Return exactly, please, the lines that run from the line with "Give me the" to the line with "import * as d3 from 'd3'", ends included, and omit all pictures.

-- BEGIN LISTING --

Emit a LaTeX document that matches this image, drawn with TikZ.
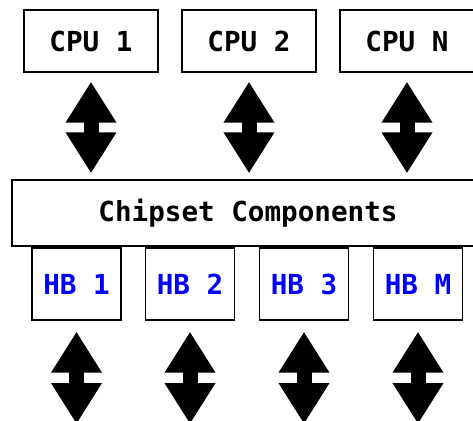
\documentclass[tikz,border=0pt]{standalone}
\usepackage{fontspec}
\setmonofont{DejaVu Sans Mono}
\usepackage{xcolor}
\usetikzlibrary{arrows.meta}

\begin{document}
\begin{tikzpicture}[x=1pt, y=1pt,
		unit/.style={draw, line width=1.4pt, fill=white, inner sep=0pt},
		cpubox/.style={unit, minimum width=134pt, minimum height=62pt},
		hbbox/.style={unit, minimum width=89pt, minimum height=72pt, text=blue},
		bus/.style={line width=15pt, {Triangle[length=41pt,width=48pt]}-{Triangle[length=41pt,width=48pt]}}]
					\ttfamily\bfseries\fontsize{27.6pt}{32pt}\selectfont
					\useasboundingbox (0,0) rectangle (473,420);
					\clip (0,0) rectangle (473,420);
					
					% processors on top
					\node[cpubox] (cpu1) at (91,379) {CPU 1};
					\node[cpubox] (cpu2) at (249,379) {CPU 2};
					\node[cpubox] (cpun) at (407,379) {CPU N};
					
					\node[unit, minimum width=472pt, minimum height=66pt] (chip) at (248,207) {Chipset Components};
					
					% host bridges under the chipset
					\node[hbbox] (hb1) at (76.5,136) {HB 1};
					\node[hbbox] (hb2) at (190,136) {HB 2};
					\node[hbbox] (hb3) at (304,136) {HB 3};
					\node[hbbox] (hbm) at (418,136) {HB M};
					
					\draw[bus, shorten <=9pt, shorten >=6pt] (cpu1.south) -- (cpu1.south |- chip.north);
					\draw[bus, shorten <=9pt, shorten >=6pt] (cpu2.south) -- (cpu2.south |- chip.north);
					\draw[bus, shorten <=9pt, shorten >=6pt] (cpun.south) -- (cpun.south |- chip.north);
					
					\coordinate (floor) at (0,-4);
					\draw[bus, shorten <=11pt] (hb1.south) -- (hb1.south |- floor);
					\draw[bus, shorten <=11pt] (hb2.south) -- (hb2.south |- floor);
					\draw[bus, shorten <=11pt] (hb3.south) -- (hb3.south |- floor);
					\draw[bus, shorten <=11pt] (hbm.south) -- (hbm.south |- floor);
				\end{tikzpicture}
\end{document}
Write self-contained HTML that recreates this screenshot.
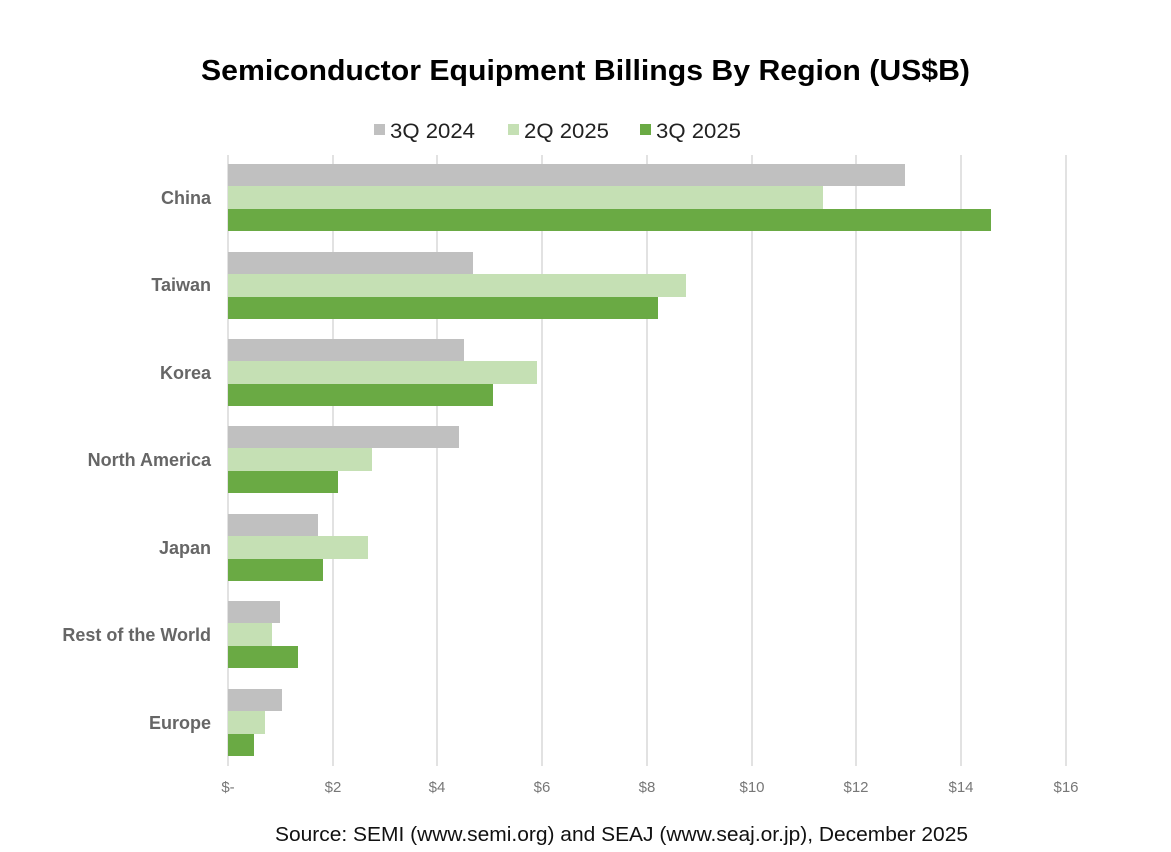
<!DOCTYPE html>
<html><head><meta charset="utf-8"><style>
html,body{margin:0;padding:0;background:#fff;}
svg{display:block;font-family:"Liberation Sans",Arial,sans-serif;}
</style></head><body>
<svg width="1171" height="852" viewBox="0 0 1171 852" xmlns="http://www.w3.org/2000/svg">
<rect width="1171" height="852" fill="#fff"/>
<text x="201" y="80" font-size="29" font-weight="bold" fill="#000" textLength="769" lengthAdjust="spacingAndGlyphs">Semiconductor Equipment Billings By Region (US$B)</text>
<rect x="374" y="124" width="11" height="11" fill="#c0c0c0"/>
<text x="390" y="138" font-size="21" fill="#222" textLength="85" lengthAdjust="spacingAndGlyphs">3Q 2024</text>
<rect x="508" y="124" width="11" height="11" fill="#c5e0b4"/>
<text x="524" y="138" font-size="21" fill="#222" textLength="85" lengthAdjust="spacingAndGlyphs">2Q 2025</text>
<rect x="640" y="124" width="11" height="11" fill="#6aaa44"/>
<text x="656" y="138" font-size="21" fill="#222" textLength="85" lengthAdjust="spacingAndGlyphs">3Q 2025</text>
<g stroke="#d9d9d9" stroke-width="1.5">
<line x1="228" y1="155" x2="228" y2="766"/>
<line x1="333" y1="155" x2="333" y2="766"/>
<line x1="437" y1="155" x2="437" y2="766"/>
<line x1="542" y1="155" x2="542" y2="766"/>
<line x1="647" y1="155" x2="647" y2="766"/>
<line x1="752" y1="155" x2="752" y2="766"/>
<line x1="856" y1="155" x2="856" y2="766"/>
<line x1="961" y1="155" x2="961" y2="766"/>
<line x1="1066" y1="155" x2="1066" y2="766"/>
</g>
<g>
<rect x="228" y="164" width="677" height="22" fill="#c0c0c0"/>
<rect x="228" y="186" width="595" height="23" fill="#c5e0b4"/>
<rect x="228" y="209" width="763" height="22" fill="#6aaa44"/>
<rect x="228" y="252" width="245" height="22" fill="#c0c0c0"/>
<rect x="228" y="274" width="458" height="23" fill="#c5e0b4"/>
<rect x="228" y="297" width="430" height="22" fill="#6aaa44"/>
<rect x="228" y="339" width="236" height="22" fill="#c0c0c0"/>
<rect x="228" y="361" width="309" height="23" fill="#c5e0b4"/>
<rect x="228" y="384" width="265" height="22" fill="#6aaa44"/>
<rect x="228" y="426" width="231" height="22" fill="#c0c0c0"/>
<rect x="228" y="448" width="144" height="23" fill="#c5e0b4"/>
<rect x="228" y="471" width="110" height="22" fill="#6aaa44"/>
<rect x="228" y="514" width="90" height="22" fill="#c0c0c0"/>
<rect x="228" y="536" width="140" height="23" fill="#c5e0b4"/>
<rect x="228" y="559" width="95" height="22" fill="#6aaa44"/>
<rect x="228" y="601" width="52" height="22" fill="#c0c0c0"/>
<rect x="228" y="623" width="44" height="23" fill="#c5e0b4"/>
<rect x="228" y="646" width="70" height="22" fill="#6aaa44"/>
<rect x="228" y="689" width="54" height="22" fill="#c0c0c0"/>
<rect x="228" y="711" width="37" height="23" fill="#c5e0b4"/>
<rect x="228" y="734" width="26" height="22" fill="#6aaa44"/>
</g>
<g font-size="18" font-weight="bold" fill="#666" text-anchor="end">
<text x="211" y="204">China</text>
<text x="211" y="291">Taiwan</text>
<text x="211" y="379">Korea</text>
<text x="211" y="466">North America</text>
<text x="211" y="554">Japan</text>
<text x="211" y="641">Rest of the World</text>
<text x="211" y="729">Europe</text>
</g>
<g font-size="15" fill="#777" text-anchor="middle">
<text x="228" y="792">$-</text>
<text x="333" y="792">$2</text>
<text x="437" y="792">$4</text>
<text x="542" y="792">$6</text>
<text x="647" y="792">$8</text>
<text x="752" y="792">$10</text>
<text x="856" y="792">$12</text>
<text x="961" y="792">$14</text>
<text x="1066" y="792">$16</text>
</g>
<text x="275" y="841" font-size="20" fill="#111" textLength="693" lengthAdjust="spacingAndGlyphs">Source: SEMI (www.semi.org) and SEAJ (www.seaj.or.jp), December 2025</text>
</svg>
</body></html>
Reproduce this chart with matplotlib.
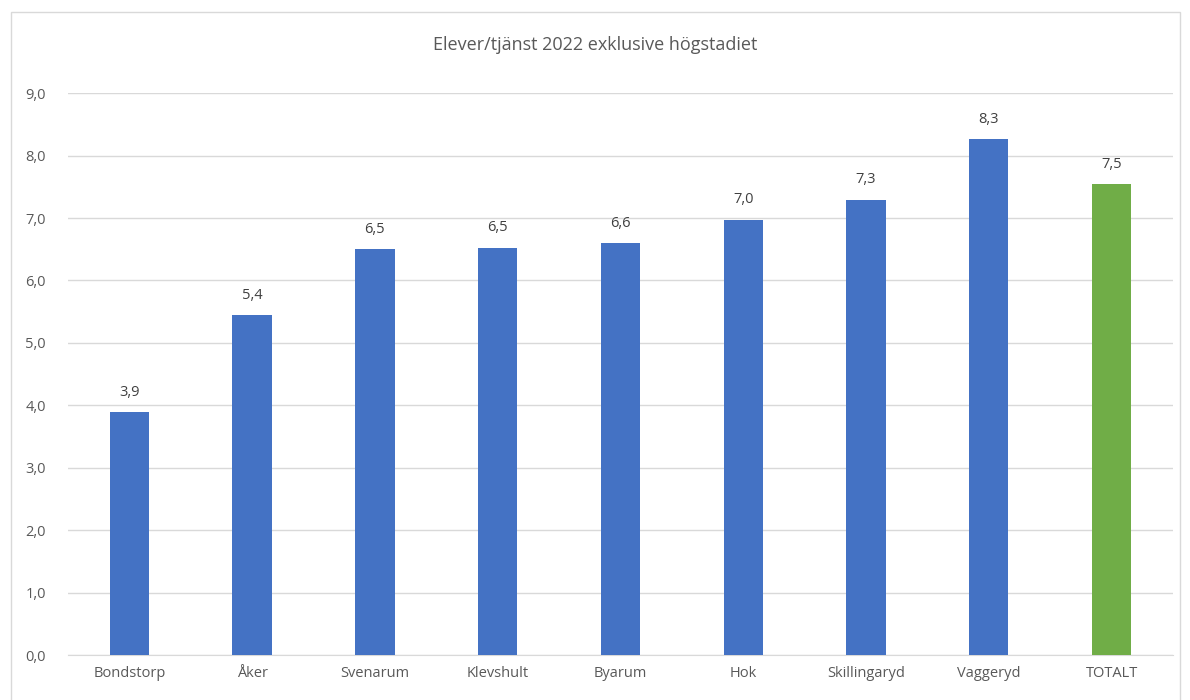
import matplotlib.pyplot as plt
from matplotlib.patches import Rectangle

categories = ["Bondstorp", "Åker", "Svenarum", "Klevshult", "Byarum",
              "Hok", "Skillingaryd", "Vaggeryd", "TOTALT"]
values = [3.89, 5.44, 6.50, 6.52, 6.60, 6.97, 7.29, 8.26, 7.54]
colors = ["#4472C4"] * 8 + ["#70AD47"]
yticks = [0, 1, 2, 3, 4, 5, 6, 7, 8, 9]

plt.rcParams['font.family'] = ['Open Sans', 'DejaVu Sans']
text_color = "#595959"

fig = plt.figure(figsize=(11.9, 7), dpi=100)
ax = fig.add_axes([0.0571, 0.064, 0.9286, 0.803])

# chart border like the spreadsheet frame
fig.patches.append(Rectangle((0.009, -0.01), 0.983, 0.993, transform=fig.transFigure,
                             fill=False, edgecolor="#D9D9D9", linewidth=1))

x = range(len(categories))
bars = ax.bar(x, values, width=0.32, color=colors, zorder=3)

for xi, v in zip(x, values):
    ax.text(xi, v + 0.2, f"{v:.1f}".replace(".", ","), ha="center", va="bottom",
            fontsize=10.5, color="#404040")

ax.set_ylim(0, 9)
ax.set_xlim(-0.5, len(categories) - 0.5)
ax.set_yticks(yticks)
ax.set_yticklabels([f"{t:.1f}".replace(".", ",") for t in yticks])
ax.set_xticks(list(x))
ax.set_xticklabels(categories)
ax.tick_params(axis="both", length=0, labelsize=10.5, labelcolor=text_color)
ax.tick_params(axis="y", pad=16)
ax.tick_params(axis="x", pad=8)
ax.grid(axis="y", color="#D9D9D9", linewidth=1, zorder=0)
for s in ["top", "right", "left"]:
    ax.spines[s].set_visible(False)
ax.spines["bottom"].set_color("#D9D9D9")

fig.text(0.5, 0.935, "Elever/tjänst 2022 exklusive högstadiet", ha="center", va="center",
         fontsize=13, color=text_color)

fig.savefig("out.png", dpi=100)
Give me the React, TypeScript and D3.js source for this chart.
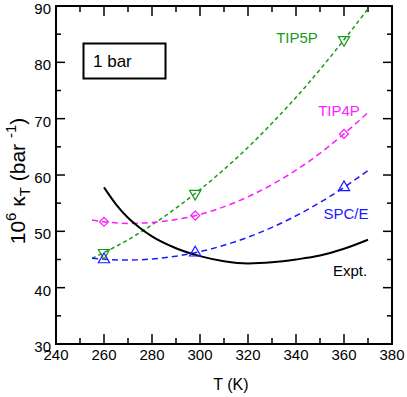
import React, { useEffect, useRef } from 'react'
import * as d3 from 'd3'

// temperature grid (K) used for the fitted model curves
const curveT = [255, 270, 285, 300, 315, 330, 345, 360, 370]
const tip5pCurve = [45.2, 48.5, 52.6, 57.4, 62.9, 69.2, 76.2, 84.0, 89.5]
const tip4pCurve = [52.0, 51.4, 51.8, 53.0, 55.2, 58.3, 62.3, 67.3, 71.1]
const spceCurve = [45.2, 44.9, 45.3, 46.4, 48.2, 50.7, 53.9, 57.8, 60.8]

// simulation points
const simT = [260, 298, 360]
const tip5pPts = [46.2, 56.7, 84.0]
const tip4pPts = [51.7, 52.8, 67.3]
const spcePts = [45.0, 46.2, 57.8]

// experiment
const exptT = [260, 265, 270, 275, 280, 290, 300, 310, 320, 330, 340, 350, 360, 370]
const exptK = [57.8, 54.8, 52.4, 50.6, 49.1, 47.0, 45.6, 44.7, 44.3, 44.5, 45.0, 45.7, 46.9, 48.5]

const xTicks = [240, 260, 280, 300, 320, 340, 360, 380]
const yTicks = [30, 40, 50, 60, 70, 80, 90]

const GREEN = '#1a9a1a'
const MAGENTA = '#ff1aff'
const BLUE = '#1a1aff'

const App = () => {
  const svgRef = useRef(null)

  useEffect(() => {
    document.body.style.margin = '0'
    const width = 407
    const height = 397
    const left = 56, right = 392, top = 6, bottom = 344

    const svg = d3.select(svgRef.current)
    svg.selectAll('*').remove()
    svg.attr('width', width).attr('height', height)
      .style('font-family', '"Liberation Sans", Arial, sans-serif')

    const x = d3.scaleLinear().domain([240, 380]).range([left, right])
    const y = d3.scaleLinear().domain([30, 90]).range([bottom, top])

    // ticks (inward, on all four sides)
    const minorX = d3.range(250, 380, 20)
    const minorY = d3.range(35, 90, 10)
    const tk = svg.append('g').attr('stroke', '#000').attr('stroke-width', 1.5)
    xTicks.slice(1, -1).forEach(t => {
      tk.append('line').attr('x1', x(t)).attr('x2', x(t)).attr('y1', bottom).attr('y2', bottom - 10)
      tk.append('line').attr('x1', x(t)).attr('x2', x(t)).attr('y1', top).attr('y2', top + 10)
    })
    minorX.forEach(t => {
      tk.append('line').attr('x1', x(t)).attr('x2', x(t)).attr('y1', bottom).attr('y2', bottom - 6)
      tk.append('line').attr('x1', x(t)).attr('x2', x(t)).attr('y1', top).attr('y2', top + 6)
    })
    yTicks.slice(1, -1).forEach(t => {
      tk.append('line').attr('y1', y(t)).attr('y2', y(t)).attr('x1', left).attr('x2', left + 9)
      tk.append('line').attr('y1', y(t)).attr('y2', y(t)).attr('x1', right).attr('x2', right - 9)
    })
    minorY.forEach(t => {
      tk.append('line').attr('y1', y(t)).attr('y2', y(t)).attr('x1', left).attr('x2', left + 5)
      tk.append('line').attr('y1', y(t)).attr('y2', y(t)).attr('x1', right).attr('x2', right - 5)
    })

    // tick labels
    svg.append('g').selectAll('text').data(xTicks).join('text')
      .attr('x', d => x(d)).attr('y', bottom + 16)
      .attr('text-anchor', 'middle').style('font-size', '15px')
      .text(d => d)
    svg.append('g').selectAll('text').data(yTicks).join('text')
      .attr('x', left - 5).attr('y', d => y(d) + 8)
      .attr('text-anchor', 'end').style('font-size', '15px')
      .text(d => d)

    // axis titles
    svg.append('text').attr('x', 231).attr('y', 390)
      .attr('text-anchor', 'middle').style('font-size', '16px').text('T (K)')
    const yt = svg.append('text')
      .attr('transform', 'translate(25,181) rotate(-90)')
      .attr('text-anchor', 'middle').style('font-size', '21px')
    yt.append('tspan').text('10')
    yt.append('tspan').attr('dy', -9).style('font-size', '15px').text('6')
    yt.append('tspan').attr('dy', 9).text(' κ')
    yt.append('tspan').attr('dy', 5).style('font-size', '15px').text('T')
    yt.append('tspan').attr('dy', -5).text(' (bar ')
    yt.append('tspan').attr('dy', -9).style('font-size', '15px').text(' -1')
    yt.append('tspan').attr('dy', 9).text(')')

    const line = d3.line().curve(d3.curveMonotoneX)

    const drawCurve = (ts, ks, color, dash) => {
      svg.append('path')
        .attr('d', line(ts.map((t, i) => [x(t), y(ks[i])])))
        .attr('fill', 'none').attr('stroke', color)
        .attr('stroke-width', 1.5).attr('stroke-dasharray', dash)
    }
    drawCurve(curveT, tip5pCurve, GREEN, '4,3')
    drawCurve(curveT, tip4pCurve, MAGENTA, '6,4')
    drawCurve(curveT, spceCurve, BLUE, '6,4')

    svg.append('path')
      .attr('d', line(exptT.map((t, i) => [x(t), y(exptK[i])])))
      .attr('fill', 'none').attr('stroke', '#000').attr('stroke-width', 2)

    // markers
    const tri = d3.symbol().type(d3.symbolTriangle).size(55)
    const diamond = d3.symbol().type(d3.symbolSquare).size(40)
    svg.append('g').selectAll('path').data(simT).join('path')
      .attr('d', tri())
      .attr('transform', (d, i) => `translate(${x(d)},${y(tip5pPts[i])}) rotate(180)`)
      .attr('fill', 'none').attr('stroke', GREEN).attr('stroke-width', 1.2)
    svg.append('g').selectAll('path').data(simT).join('path')
      .attr('d', diamond())
      .attr('transform', (d, i) => `translate(${x(d)},${y(tip4pPts[i])}) rotate(45)`)
      .attr('fill', 'none').attr('stroke', MAGENTA).attr('stroke-width', 1.2)
    svg.append('g').selectAll('path').data(simT).join('path')
      .attr('d', tri())
      .attr('transform', (d, i) => `translate(${x(d)},${y(spcePts[i])})`)
      .attr('fill', 'none').attr('stroke', BLUE).attr('stroke-width', 1.2)

    // series labels
    const lab = (txt, cx, cy, color) => {
      svg.append('text').attr('x', cx).attr('y', cy).attr('text-anchor', 'middle')
        .style('font-size', '15px').attr('fill', color).text(txt)
    }
    lab('TIP5P', 297, 43, GREEN)
    lab('TIP4P', 339, 116, MAGENTA)
    lab('SPC/E', 346, 219, BLUE)
    lab('Expt.', 350, 276, '#000')

    // frame
    svg.append('rect').attr('x', left).attr('y', top)
      .attr('width', right - left).attr('height', bottom - top)
      .attr('fill', 'none').attr('stroke', '#000').attr('stroke-width', 2)

    // legend box
    svg.append('rect').attr('x', 83.5).attr('y', 43.5).attr('width', 82).attr('height', 35)
      .attr('fill', 'none').attr('stroke', '#000').attr('stroke-width', 2)
    svg.append('text').attr('x', 93).attr('y', 67).style('font-size', '17px').text('1 bar')
  }, [])

  return <svg ref={svgRef}></svg>
}

export default App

-- END LISTING --

• TASK RESULT
Give me the React, TypeScript and D3.js source for this chart.
import React, { useEffect, useRef } from 'react'
import * as d3 from 'd3'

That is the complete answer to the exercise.